The two-day University of Surrey Fairness in International Taxation Workshop (program) concludes today:
The nature of international tax policy has changed dramatically in recent years. Twentieth century international tax policy sought to prevent double taxation of income, to treat taxpayers doing business abroad fairly and to mitigate inefficiencies in the allocation of investment. Recently, the focus of international tax policymaking has shifted, aiming to prevent double non-taxation of corporate income and to achieve a fair division of the resulting tax revenue. This is illustrated most prominently by the recent agreement on a global minimum corporation tax rate. As international tax policy raises its ambitions, there is a need for normative theories adequate to the challenges of this new era.
Fairness in International Taxation brings together legal scholars, political theorists and political philosophers to consider both high-level theories of distributive justice and the normative underpinnings and implications of leading policy proposals. The workshop will cover questions such as how to divide tax revenue from multinationals between nations, how to strike a fair balance between combating profiting shifting and respecting national autonomy, and how to tax internationally mobile workers. By combining theoretical approaches to distributive justice with analysis of the political and institutional context of policymaking we aim to develop new accounts of fairness in international taxation.
U.S. presenters include:
Amanda Parsons (Colorado), The Economic Allegiance of Capital Gains:
How to ensure that multinational companies are paying their “fair share” of taxes in the countries in which they create value has been the subject of lively debate within the international tax community in recent years. These debates have led to significant and exciting reforms, namely the OECD/G20 Inclusive Framework. While these reforms represent an important step towards creating a more coherent and equitable international tax system, the current conversations have overlooked an essential fact. Value created by a company’s business activities manifests itself in two ways—as business income and as an increase in the overall market value of the company, which then translates into capital gains income when investors sell their shares. Thus far, the conversation has focused exclusively on how to divide taxing authority over company income, missing half the story. A truly comprehensive reform that ensures fairness and equity in international taxation must address the question of how taxing authority over income stemming from the growth in company value should be allocated amongst countries.
This paper fills this gap and assesses how taxing authority over this capital gains income should be divided amongst countries under the normative principles that have guided international tax law for the past 100 years.

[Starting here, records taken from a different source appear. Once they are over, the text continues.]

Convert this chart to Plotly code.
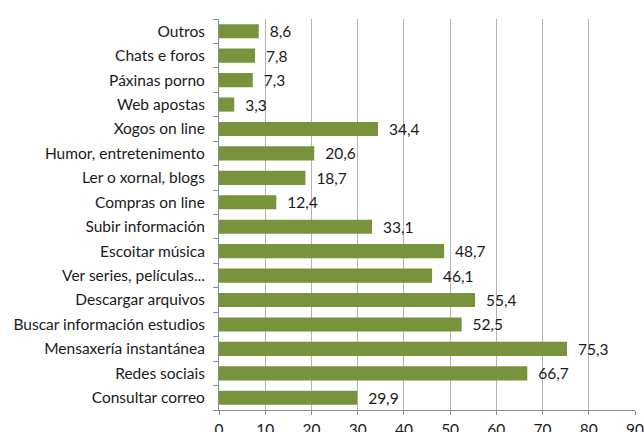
import plotly.graph_objects as go

categories = [
    'Consultar correo', 'Redes sociais', 'Mensaxería instantánea',
    'Buscar información estudios', 'Descargar arquivos', 'Ver series, películas...',
    'Escoitar música', 'Subir información', 'Compras on line',
    'Ler o xornal, blogs', 'Humor, entretenimento', 'Xogos on line',
    'Web apostas', 'Páxinas porno', 'Chats e foros', 'Outros',
]
values = [29.9, 66.7, 75.3, 52.5, 55.4, 46.1, 48.7, 33.1, 12.4, 18.7, 20.6, 34.4,
          3.3, 7.3, 7.8, 8.6]
x_ticks = [0, 10, 20, 30, 40, 50, 60, 70, 80, 90]

fig = go.Figure(go.Bar(
    x=values, y=categories, orientation='h',
    marker=dict(color='#77933C', line=dict(width=0)),
    width=0.58,
    text=['  ' + f'{v:.1f}'.replace('.', ',') for v in values],
    textposition='outside',
    constraintext='none',
    textfont=dict(size=15.5, color='#1a1a1a'),
    cliponaxis=False,
))

fig.update_layout(
    width=644, height=432,
    margin=dict(l=219, r=9, t=19, b=22),
    plot_bgcolor='white', paper_bgcolor='white',
    font=dict(family='Lato', size=15.5, color='#1a1a1a'),
    showlegend=False,
    bargap=0.4,
)
fig.update_xaxes(
    range=[0, 90], tickvals=x_ticks, showgrid=True, gridcolor='#b3b3b3', gridwidth=1,
    showline=True, linecolor='#8c8c8c', ticks='outside', ticklen=4, tickcolor='#8c8c8c',
    zeroline=False, automargin=False, ticklabelstandoff=1,
)
fig.update_yaxes(
    showline=True, linecolor='#8c8c8c', ticks='outside', ticklen=5, tickcolor='#8c8c8c',
    tickson='boundaries', ticklabelstandoff=10, showgrid=False, automargin=False,
)

fig.write_html('out.html', config={'displayModeBar': False},
               post_script="document.body.style.margin='0';")
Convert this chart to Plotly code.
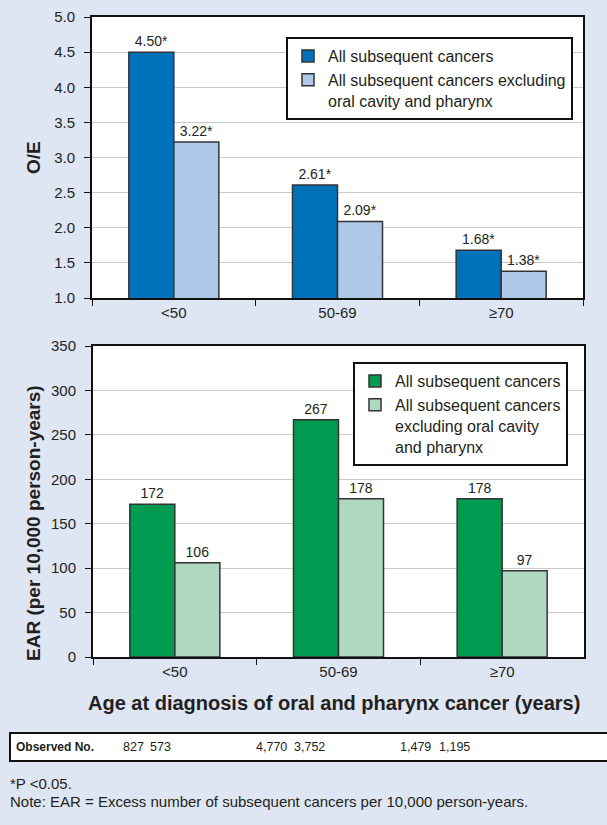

Adam Kern (Law Clerk, Hon. Jed S. Rakoff, U.S. District Judge Court for the Southern District of New York), Optimal Taxation for the World:
One of the central questions in international tax law is how to allocate taxing rights across countries. Allocations of taxing rights have significant distributive consequences, making some people richer and others poorer. But scholars rarely evaluate international tax regimes by looking to their effects on individual people.
Scholars have neglected individualist approaches to the international allocation of taxing rights because of a perceived philosophical problem. Many tax scholars believe that only two kinds of individualism are coherent. The first urges us to treat the world as though it were one society; the second urges us to ignore the interests of foreigners entirely. Since each of these positions is implausibly extreme, individualism has not caught on.
In this article, I develop a moderate individualist approach to the international allocation of taxing rights.
David Elkins (Netanya, visiting NYU; Google Scholar), The Right and the Good: Taxing Rights, Value Creation, and the Rhetoric of International Taxation:
A prominent theme in the discourse of international taxation is that taxing rights should follow wealth production. Examples of current attempts to implement such a proposition include the OECD’s BEPS project and the frequently heard calls to adopt some form of international formulary apportionment. In considering the validity of this proposition, the Article will rely on the familiar dichotomy in moral philosophy between the right and the good. In the context of international taxation, the right involves a host country’s deontological claim to receive a portion of the income produced within its borders. The good involves the claim that host countries need revenue from multinational enterprises (MNEs) to fund public goods. Although the literature often conflates these two claims, they are distinct and require separate analysis.
Henry Ordower (St. Louis), Uniform International Tax Collection and Distribution for Global Development, a Utopian BEPS Alternative Abstract
Under the guise of compelling multinational enterprises (MNEs) to pay their fair share of income taxes, the OECD and other multinational agencies introduced proposals to prevent MNEs from eroding the income tax base of developed economies by continuing to shift income artificially to low or zero tax jurisdictions. Some of the proposals garnered substantial multinational support, most recently adopted by 136 (7) OECD countries, including recent support from the U.S. presidential administration for a global minimum tax. This Article reviews many of those international proposals.